Il dittatore utile e i diritti umani sempre per ultimi (di Giulio Gambino)
C’era una volta ‘il dittatore necessario’.
Sia lodato Mario Draghi, premier tutto d’un pezzo, che due giorni fa ha detto le cose come stanno, che nessun altro prima di lui aveva osato pronunciare: Erdogan è un dittatore. Ma pur sempre necessario.
Uno con cui “dobbiamo dialogare, di cui abbiamo bisogno per collaborare, con cui bisogna trovare l’equilibrio giusto”. Non fa una piega. Che tradotto significa fare svolgere a lui il lavoro sporco che noi non vogliamo fare.
E infatti l’Europa ha già dato circa 6 miliardi di euro alla Turchia del dittatore necessario affinché si tenesse in casa propria i migranti che noi qui non vogliamo.
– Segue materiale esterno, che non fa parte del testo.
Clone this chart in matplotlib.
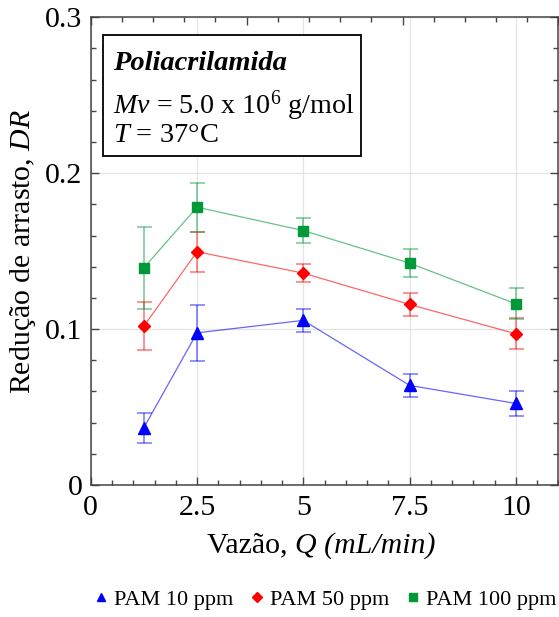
import numpy as np
import matplotlib
matplotlib.use('Agg')
from matplotlib import pyplot as plt
from matplotlib.ticker import MultipleLocator
from matplotlib.patches import Rectangle

plt.rcParams['font.family'] = 'Liberation Serif'
plt.rcParams['mathtext.fontset'] = 'custom'
plt.rcParams['mathtext.rm'] = 'Liberation Serif'
plt.rcParams['mathtext.it'] = 'Liberation Serif:italic'
plt.rcParams['mathtext.bf'] = 'Liberation Serif:bold'

# vazão (mL/min)
vazao = [1.25, 2.5, 5.0, 7.5, 10.0]

# redução de arrasto e desvios
dr_10 = [0.0368, 0.0976, 0.1056, 0.0639, 0.0523]
err_10 = [0.0096, 0.0180, 0.0073, 0.0075, 0.0083]
dr_50 = [0.1019, 0.1496, 0.1359, 0.1158, 0.0970]
err_50 = [0.0156, 0.0130, 0.0060, 0.0072, 0.0100]
dr_100 = [0.1393, 0.1782, 0.1632, 0.1423, 0.1162]
err_100 = [0.0263, 0.0157, 0.0079, 0.0092, 0.0100]

series = [
    ('PAM 10 ppm', dr_10, err_10, '#0000ff', '^', 8.5),
    ('PAM 50 ppm', dr_50, err_50, '#ff0000', 'D', 6.6),
    ('PAM 100 ppm', dr_100, err_100, '#00993a', 's', 7.4),
]

fig = plt.figure(figsize=(5.59, 6.17), dpi=100)
ax = fig.add_axes([0.1623, 0.2139, 0.8367, 0.7581])

for label, y, e, c, m, ms in series:
    ax.errorbar(vazao, y, yerr=e, fmt='none', ecolor=c, alpha=0.5,
                elinewidth=1.2, capsize=5.4, capthick=1.2, zorder=3)
    ax.plot(vazao, y, color=c, lw=0.9, alpha=0.6, zorder=4)
    ax.plot(vazao, y, ls='none', marker=m, ms=ms, color=c, label=label,
            zorder=5)

ax.set_xlim(0, 11)
ax.set_ylim(0, 0.3)
ax.xaxis.set_minor_locator(MultipleLocator(0.5))
ax.yaxis.set_minor_locator(MultipleLocator(0.02))
ax.set_xticks([0, 2.5, 5, 7.5, 10])
ax.set_xticklabels(['0', '2.5', '5', '7.5', '10'])
ax.set_yticks([0, 0.1, 0.2, 0.3])
ax.set_yticklabels(['0', '0.1', '0.2', '0.3'])
ax.grid(True, which='major', color='#e4e4e4', lw=0.9, zorder=0)
ax.set_axisbelow(True)

ax.tick_params(which='both', direction='in', top=False, right=True,
               color='#444444', labelsize=21.5)
ax.tick_params(which='major', length=6, width=1)
ax.tick_params(which='minor', length=3.5, width=1)
ax.tick_params(axis='x', pad=7)
ax.tick_params(axis='y', pad=6)
for s in ax.spines.values():
    s.set_color('#444444')
    s.set_linewidth(1.1)

# eixo superior com marcações próprias
ax2 = ax.twiny()
ax2.set_xlim(0, 3)
ax2.xaxis.set_major_locator(MultipleLocator(1))
ax2.xaxis.set_minor_locator(MultipleLocator(0.2))
ax2.tick_params(which='both', direction='in', labeltop=False,
                color='#444444')
ax2.tick_params(which='major', length=6, width=1)
ax2.tick_params(which='minor', length=3.5, width=1)
for s in ax2.spines.values():
    s.set_visible(False)

# rótulo do eixo x em duas partes (parte em itálico)
ax.text(0.436, -0.145, 'Vazão, ', transform=ax.transAxes, fontsize=21.5,
        ha='right', va='baseline')
ax.text(0.436, -0.145, 'Q (mL/min)', transform=ax.transAxes, fontsize=21.5,
        style='italic', ha='left', va='baseline')
ax.set_ylabel('Redução de arrasto, $\\mathit{DR}$', fontsize=21.5,
              labelpad=5)

# caixa de condições
ax.add_patch(Rectangle((0.0267, 0.7030), 0.5507, 0.2600,
                       transform=ax.transAxes, fill=True, fc='white',
                       ec='black', lw=1.3, zorder=6))
ax.text(0.048, 0.8873, 'Poliacrilamida', transform=ax.transAxes,
        fontsize=20.5, fontweight='bold', style='italic', zorder=7)
ax.text(0.048, 0.7948, '$\\mathit{Mv}$ = 5.0 x 10$^{6}$ g/mol',
        transform=ax.transAxes, fontsize=20.2, zorder=7)
ax.text(0.048, 0.7340, '$\\mathit{T}$ = 37°C', transform=ax.transAxes,
        fontsize=20.5, zorder=7)

fig.legend(loc='center', bbox_to_anchor=(0.578, 0.028), ncol=3,
           frameon=False, fontsize=16, handletextpad=0.1,
           columnspacing=0.55, handlelength=1.0, markerscale=0.75)

fig.savefig('out.png', dpi=100, facecolor='white')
Qualcuno l’ha chiamata realpolitik. Un importante think tank italiano (Ispi) narra così l’impresa di Super Mario in politica estera questa settimana: “È la seconda volta che il premier spiazza tutti dettando la linea dell’Italia… Ora, con la dichiarazione shock di Draghi, anche l’Italia torna a dire la sua nell’intricato scacchiere mediterraneo. A suon di realpolitik à-la-Macron, se necessario”.
Realismo politico che ci riguarda solo quando si parla di immigrazione in Libia e Turchia, e mai quando invece si tratta di perseguire interessi ugualmente primari e strategici come la verità su Giulio Regeni e Mario Paciolla: per loro abbozziamo e basta, ci voltiamo dall’altra parte.
Fino a che punto è opportuno perseguire una realpolitik se poi nel farlo si rischia di rendere quantomeno ambigui i principi su cui si fonda la nostra democrazia? È giusto che un premier incaricato chiami dittatore un leader eletto dal popolo (pur nel pieno dei suoi soprusi in patria) quando poi quello stesso dittatore serve a pulirci la coscienza per non guardare in faccia la realtà del cimitero dei migranti che è il Mediterraneo?
Del resto qualche giorno prima di aver chiamato Erdogan dittatore (l’avesse fatto chiunque altro ne sarebbe scaturito uno studio approfondito sulle sue conoscenze geopolitiche) Draghi aveva anche ringraziato di persona i libici a Tripoli per i salvataggi dei migranti in mare, quelli che vengono ‘pescati’ dai guardiacoste locali e puntualmente riportati nei lager dove avvengono violenze e atrocità. Senza tra l’altro una parola per il lavoro della Marina Italiana e delle Ong.
Allora, forse, più di tutti ha davvero ragione l’ex ministro dell’Interno Marco Minniti che questa settimana ha spiegato in un’intervista a TPI: “c’è una certa ipocrisia nel parlare di Libia oggi”. È così.